[Entries from a dataset]
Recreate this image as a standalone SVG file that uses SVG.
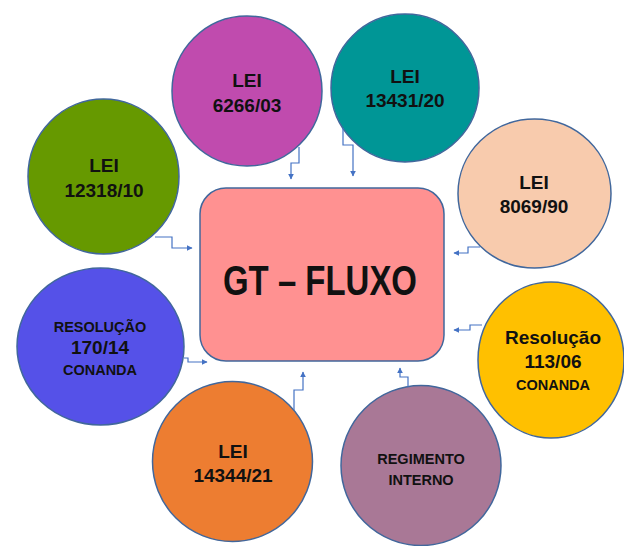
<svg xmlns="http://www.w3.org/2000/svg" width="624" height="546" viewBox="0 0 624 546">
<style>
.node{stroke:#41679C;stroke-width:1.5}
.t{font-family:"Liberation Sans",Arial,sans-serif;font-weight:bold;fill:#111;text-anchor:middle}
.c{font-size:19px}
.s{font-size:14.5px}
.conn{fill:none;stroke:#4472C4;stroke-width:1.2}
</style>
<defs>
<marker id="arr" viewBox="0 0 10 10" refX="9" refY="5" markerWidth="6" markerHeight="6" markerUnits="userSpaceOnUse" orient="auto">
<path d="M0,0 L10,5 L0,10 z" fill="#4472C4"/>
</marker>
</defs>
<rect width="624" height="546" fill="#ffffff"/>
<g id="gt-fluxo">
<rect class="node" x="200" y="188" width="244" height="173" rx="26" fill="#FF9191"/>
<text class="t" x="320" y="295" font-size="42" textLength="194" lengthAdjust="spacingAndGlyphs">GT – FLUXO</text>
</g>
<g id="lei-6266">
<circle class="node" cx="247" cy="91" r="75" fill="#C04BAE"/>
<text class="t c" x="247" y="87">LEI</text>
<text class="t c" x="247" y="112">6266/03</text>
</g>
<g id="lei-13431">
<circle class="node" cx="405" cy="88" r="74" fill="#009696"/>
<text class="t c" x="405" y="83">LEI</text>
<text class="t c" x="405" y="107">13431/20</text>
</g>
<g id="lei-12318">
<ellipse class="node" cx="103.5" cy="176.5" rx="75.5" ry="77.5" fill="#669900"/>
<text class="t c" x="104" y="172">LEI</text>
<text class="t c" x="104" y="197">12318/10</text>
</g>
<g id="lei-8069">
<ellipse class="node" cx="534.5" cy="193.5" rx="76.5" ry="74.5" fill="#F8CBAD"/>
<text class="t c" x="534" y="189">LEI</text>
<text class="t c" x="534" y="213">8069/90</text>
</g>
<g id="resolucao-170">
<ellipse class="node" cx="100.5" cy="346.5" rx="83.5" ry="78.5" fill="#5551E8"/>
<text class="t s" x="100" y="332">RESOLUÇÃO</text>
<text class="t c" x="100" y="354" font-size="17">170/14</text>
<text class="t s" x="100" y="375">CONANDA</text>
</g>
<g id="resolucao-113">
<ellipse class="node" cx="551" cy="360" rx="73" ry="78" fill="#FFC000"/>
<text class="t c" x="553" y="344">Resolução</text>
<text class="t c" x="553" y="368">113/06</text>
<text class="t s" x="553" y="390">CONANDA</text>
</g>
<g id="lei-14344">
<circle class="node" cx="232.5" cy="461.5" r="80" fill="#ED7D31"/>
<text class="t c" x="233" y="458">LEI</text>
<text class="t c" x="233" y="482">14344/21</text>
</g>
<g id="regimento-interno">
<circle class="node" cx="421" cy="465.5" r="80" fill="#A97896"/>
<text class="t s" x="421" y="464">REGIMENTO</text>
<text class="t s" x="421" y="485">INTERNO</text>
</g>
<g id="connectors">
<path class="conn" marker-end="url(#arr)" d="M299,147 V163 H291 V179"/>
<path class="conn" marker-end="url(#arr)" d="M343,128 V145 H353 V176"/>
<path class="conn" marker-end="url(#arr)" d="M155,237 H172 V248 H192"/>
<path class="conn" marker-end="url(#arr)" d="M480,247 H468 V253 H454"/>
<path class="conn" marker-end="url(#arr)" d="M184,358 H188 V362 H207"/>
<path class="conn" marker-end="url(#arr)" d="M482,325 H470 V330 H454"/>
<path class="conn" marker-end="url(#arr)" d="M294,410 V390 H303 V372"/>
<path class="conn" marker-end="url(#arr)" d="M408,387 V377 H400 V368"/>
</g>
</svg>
--
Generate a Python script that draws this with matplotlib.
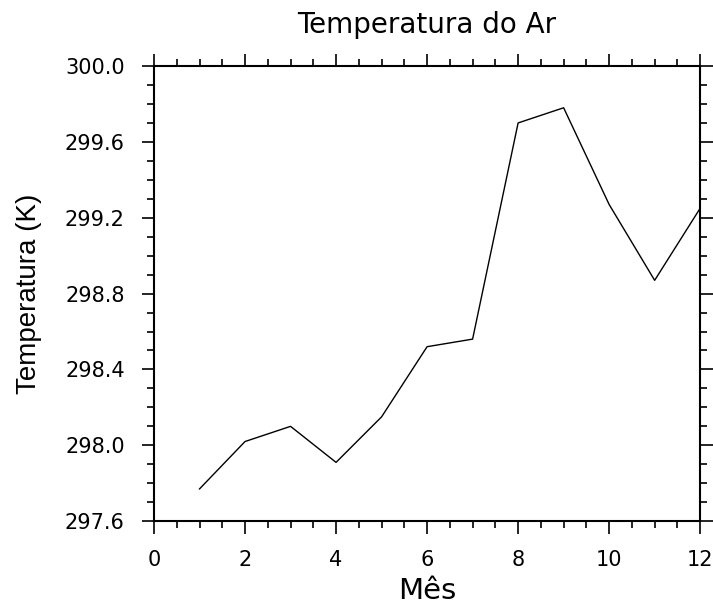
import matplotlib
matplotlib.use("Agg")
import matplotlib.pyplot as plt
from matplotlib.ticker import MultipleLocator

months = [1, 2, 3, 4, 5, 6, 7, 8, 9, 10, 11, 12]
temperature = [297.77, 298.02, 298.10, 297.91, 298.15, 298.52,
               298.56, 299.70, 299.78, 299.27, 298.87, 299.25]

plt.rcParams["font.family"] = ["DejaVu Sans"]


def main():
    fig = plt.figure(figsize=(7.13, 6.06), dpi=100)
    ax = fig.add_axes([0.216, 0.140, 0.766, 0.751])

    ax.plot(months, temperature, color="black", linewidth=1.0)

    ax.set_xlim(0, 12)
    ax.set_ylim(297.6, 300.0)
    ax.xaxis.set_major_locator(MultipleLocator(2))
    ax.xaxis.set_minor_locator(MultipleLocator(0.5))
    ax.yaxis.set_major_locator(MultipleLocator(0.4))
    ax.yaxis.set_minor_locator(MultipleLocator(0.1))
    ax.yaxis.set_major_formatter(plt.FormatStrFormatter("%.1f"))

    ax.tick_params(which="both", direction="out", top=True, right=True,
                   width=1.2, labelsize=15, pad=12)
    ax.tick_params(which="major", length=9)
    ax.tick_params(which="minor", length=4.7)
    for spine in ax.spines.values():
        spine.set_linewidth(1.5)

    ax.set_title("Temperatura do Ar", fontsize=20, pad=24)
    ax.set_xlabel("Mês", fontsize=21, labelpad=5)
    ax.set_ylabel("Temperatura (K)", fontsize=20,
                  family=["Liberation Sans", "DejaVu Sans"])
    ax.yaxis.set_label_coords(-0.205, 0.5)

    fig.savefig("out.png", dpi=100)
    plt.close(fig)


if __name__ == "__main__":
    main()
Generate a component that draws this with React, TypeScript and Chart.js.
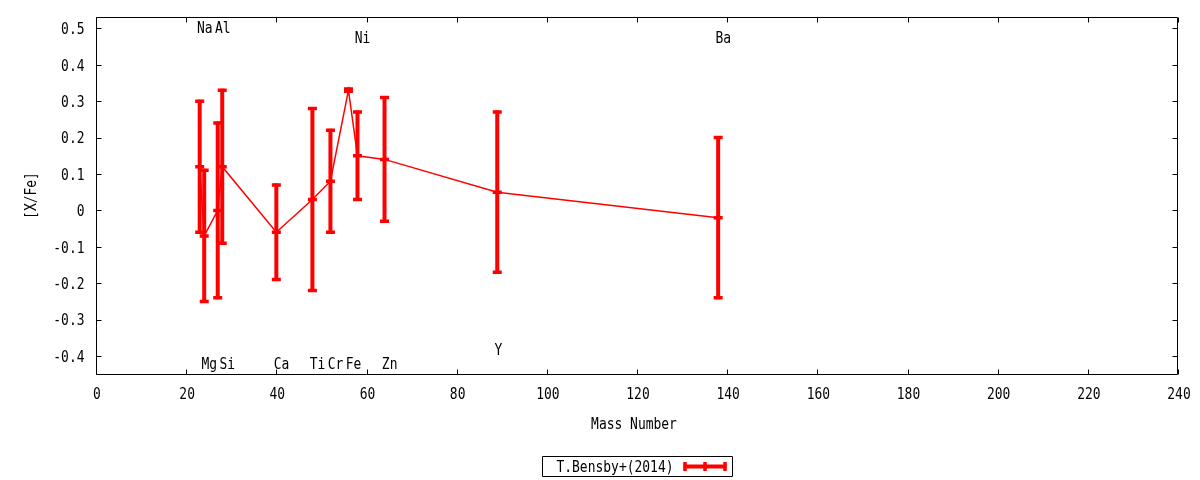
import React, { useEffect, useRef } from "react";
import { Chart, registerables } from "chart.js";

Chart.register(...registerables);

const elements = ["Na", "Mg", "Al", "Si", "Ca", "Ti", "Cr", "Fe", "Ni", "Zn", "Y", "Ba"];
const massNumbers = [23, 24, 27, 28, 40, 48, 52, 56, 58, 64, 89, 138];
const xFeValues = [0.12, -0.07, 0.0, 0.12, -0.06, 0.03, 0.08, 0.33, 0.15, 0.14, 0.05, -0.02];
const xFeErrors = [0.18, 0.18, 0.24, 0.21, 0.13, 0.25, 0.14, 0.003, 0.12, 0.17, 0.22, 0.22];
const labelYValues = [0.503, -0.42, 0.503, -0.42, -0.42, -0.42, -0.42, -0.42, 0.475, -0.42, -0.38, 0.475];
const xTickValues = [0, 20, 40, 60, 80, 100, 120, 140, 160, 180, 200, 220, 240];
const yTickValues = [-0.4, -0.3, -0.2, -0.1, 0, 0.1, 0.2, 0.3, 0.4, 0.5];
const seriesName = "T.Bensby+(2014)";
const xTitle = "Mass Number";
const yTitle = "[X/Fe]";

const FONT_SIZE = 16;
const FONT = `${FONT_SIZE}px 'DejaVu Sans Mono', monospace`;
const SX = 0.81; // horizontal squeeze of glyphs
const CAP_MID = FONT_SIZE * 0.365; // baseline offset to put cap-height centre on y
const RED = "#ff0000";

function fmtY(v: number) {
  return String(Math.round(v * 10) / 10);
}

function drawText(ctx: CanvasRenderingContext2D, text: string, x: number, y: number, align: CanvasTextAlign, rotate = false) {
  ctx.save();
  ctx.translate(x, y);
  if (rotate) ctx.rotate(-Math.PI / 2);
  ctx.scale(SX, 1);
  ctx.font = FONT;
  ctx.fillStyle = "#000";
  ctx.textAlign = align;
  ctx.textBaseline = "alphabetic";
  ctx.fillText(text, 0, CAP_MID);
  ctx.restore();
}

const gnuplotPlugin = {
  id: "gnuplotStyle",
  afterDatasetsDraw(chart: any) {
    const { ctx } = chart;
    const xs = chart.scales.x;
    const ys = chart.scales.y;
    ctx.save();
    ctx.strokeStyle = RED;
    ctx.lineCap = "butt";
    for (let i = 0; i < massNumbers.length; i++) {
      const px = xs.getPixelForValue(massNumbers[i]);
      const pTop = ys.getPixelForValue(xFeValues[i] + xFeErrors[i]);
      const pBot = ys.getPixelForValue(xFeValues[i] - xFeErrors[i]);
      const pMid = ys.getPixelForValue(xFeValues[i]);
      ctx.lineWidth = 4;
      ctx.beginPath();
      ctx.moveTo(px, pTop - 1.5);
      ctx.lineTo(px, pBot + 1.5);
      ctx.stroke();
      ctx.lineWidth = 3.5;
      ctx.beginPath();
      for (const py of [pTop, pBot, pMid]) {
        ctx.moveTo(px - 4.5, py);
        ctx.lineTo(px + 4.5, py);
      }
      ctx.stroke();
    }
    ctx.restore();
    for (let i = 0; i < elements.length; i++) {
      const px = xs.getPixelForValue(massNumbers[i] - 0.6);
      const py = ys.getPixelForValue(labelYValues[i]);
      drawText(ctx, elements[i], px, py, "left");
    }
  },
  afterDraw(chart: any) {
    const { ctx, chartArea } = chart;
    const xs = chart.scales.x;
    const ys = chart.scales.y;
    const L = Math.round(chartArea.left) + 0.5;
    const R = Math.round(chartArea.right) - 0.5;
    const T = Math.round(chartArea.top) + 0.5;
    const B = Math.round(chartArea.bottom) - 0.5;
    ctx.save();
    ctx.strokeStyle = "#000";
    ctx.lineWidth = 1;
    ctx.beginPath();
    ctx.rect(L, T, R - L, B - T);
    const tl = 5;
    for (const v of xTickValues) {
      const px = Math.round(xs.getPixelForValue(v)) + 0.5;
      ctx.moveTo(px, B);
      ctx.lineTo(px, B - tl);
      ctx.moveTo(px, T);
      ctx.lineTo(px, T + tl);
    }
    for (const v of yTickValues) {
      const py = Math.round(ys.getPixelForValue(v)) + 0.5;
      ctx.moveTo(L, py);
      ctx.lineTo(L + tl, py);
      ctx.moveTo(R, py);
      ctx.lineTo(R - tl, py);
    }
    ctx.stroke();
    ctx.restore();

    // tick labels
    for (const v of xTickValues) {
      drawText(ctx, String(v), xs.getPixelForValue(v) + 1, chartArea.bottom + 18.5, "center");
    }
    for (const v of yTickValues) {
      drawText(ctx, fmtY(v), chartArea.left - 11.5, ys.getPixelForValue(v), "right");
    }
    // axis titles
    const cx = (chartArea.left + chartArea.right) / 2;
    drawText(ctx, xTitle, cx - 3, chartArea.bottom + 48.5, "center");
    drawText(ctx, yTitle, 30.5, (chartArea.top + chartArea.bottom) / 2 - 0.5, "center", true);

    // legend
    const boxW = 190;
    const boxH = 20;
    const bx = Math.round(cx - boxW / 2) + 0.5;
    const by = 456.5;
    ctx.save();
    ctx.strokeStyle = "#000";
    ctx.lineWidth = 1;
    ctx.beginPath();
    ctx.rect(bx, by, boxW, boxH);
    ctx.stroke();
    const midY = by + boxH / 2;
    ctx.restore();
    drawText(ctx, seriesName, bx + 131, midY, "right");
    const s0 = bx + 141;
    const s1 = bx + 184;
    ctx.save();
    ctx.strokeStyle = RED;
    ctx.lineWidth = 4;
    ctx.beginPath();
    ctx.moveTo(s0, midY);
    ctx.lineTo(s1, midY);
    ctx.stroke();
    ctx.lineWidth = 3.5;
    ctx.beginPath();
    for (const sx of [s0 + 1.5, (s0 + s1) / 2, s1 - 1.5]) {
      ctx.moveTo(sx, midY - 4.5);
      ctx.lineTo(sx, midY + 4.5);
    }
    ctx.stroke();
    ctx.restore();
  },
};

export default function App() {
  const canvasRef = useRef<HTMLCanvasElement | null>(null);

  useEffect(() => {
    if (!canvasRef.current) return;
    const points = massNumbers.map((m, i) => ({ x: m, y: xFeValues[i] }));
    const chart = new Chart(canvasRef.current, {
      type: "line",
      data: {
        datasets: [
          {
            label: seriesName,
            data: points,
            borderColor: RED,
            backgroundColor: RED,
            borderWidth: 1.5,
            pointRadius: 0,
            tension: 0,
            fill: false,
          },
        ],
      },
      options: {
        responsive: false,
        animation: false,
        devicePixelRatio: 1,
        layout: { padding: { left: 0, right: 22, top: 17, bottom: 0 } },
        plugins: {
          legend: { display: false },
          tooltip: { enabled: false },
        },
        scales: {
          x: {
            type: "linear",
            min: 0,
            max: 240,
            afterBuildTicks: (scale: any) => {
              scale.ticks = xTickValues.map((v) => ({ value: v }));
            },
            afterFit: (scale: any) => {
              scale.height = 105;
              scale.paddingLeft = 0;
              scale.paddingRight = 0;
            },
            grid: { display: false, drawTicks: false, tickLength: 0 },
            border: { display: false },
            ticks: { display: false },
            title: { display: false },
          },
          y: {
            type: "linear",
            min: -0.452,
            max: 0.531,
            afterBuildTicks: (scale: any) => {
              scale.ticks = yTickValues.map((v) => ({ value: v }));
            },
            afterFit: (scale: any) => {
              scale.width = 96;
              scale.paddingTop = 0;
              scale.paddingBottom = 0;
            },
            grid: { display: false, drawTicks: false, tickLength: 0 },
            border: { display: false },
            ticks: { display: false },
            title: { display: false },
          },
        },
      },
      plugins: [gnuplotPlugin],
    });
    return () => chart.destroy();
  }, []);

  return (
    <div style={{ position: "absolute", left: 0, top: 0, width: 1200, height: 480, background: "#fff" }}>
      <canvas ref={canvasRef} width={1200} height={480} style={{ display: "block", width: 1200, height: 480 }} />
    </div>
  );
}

SHORT EXERCISE: Determine the number of lines where the string "matplotlib" occurs, and give that number only.

RESPONSE: 5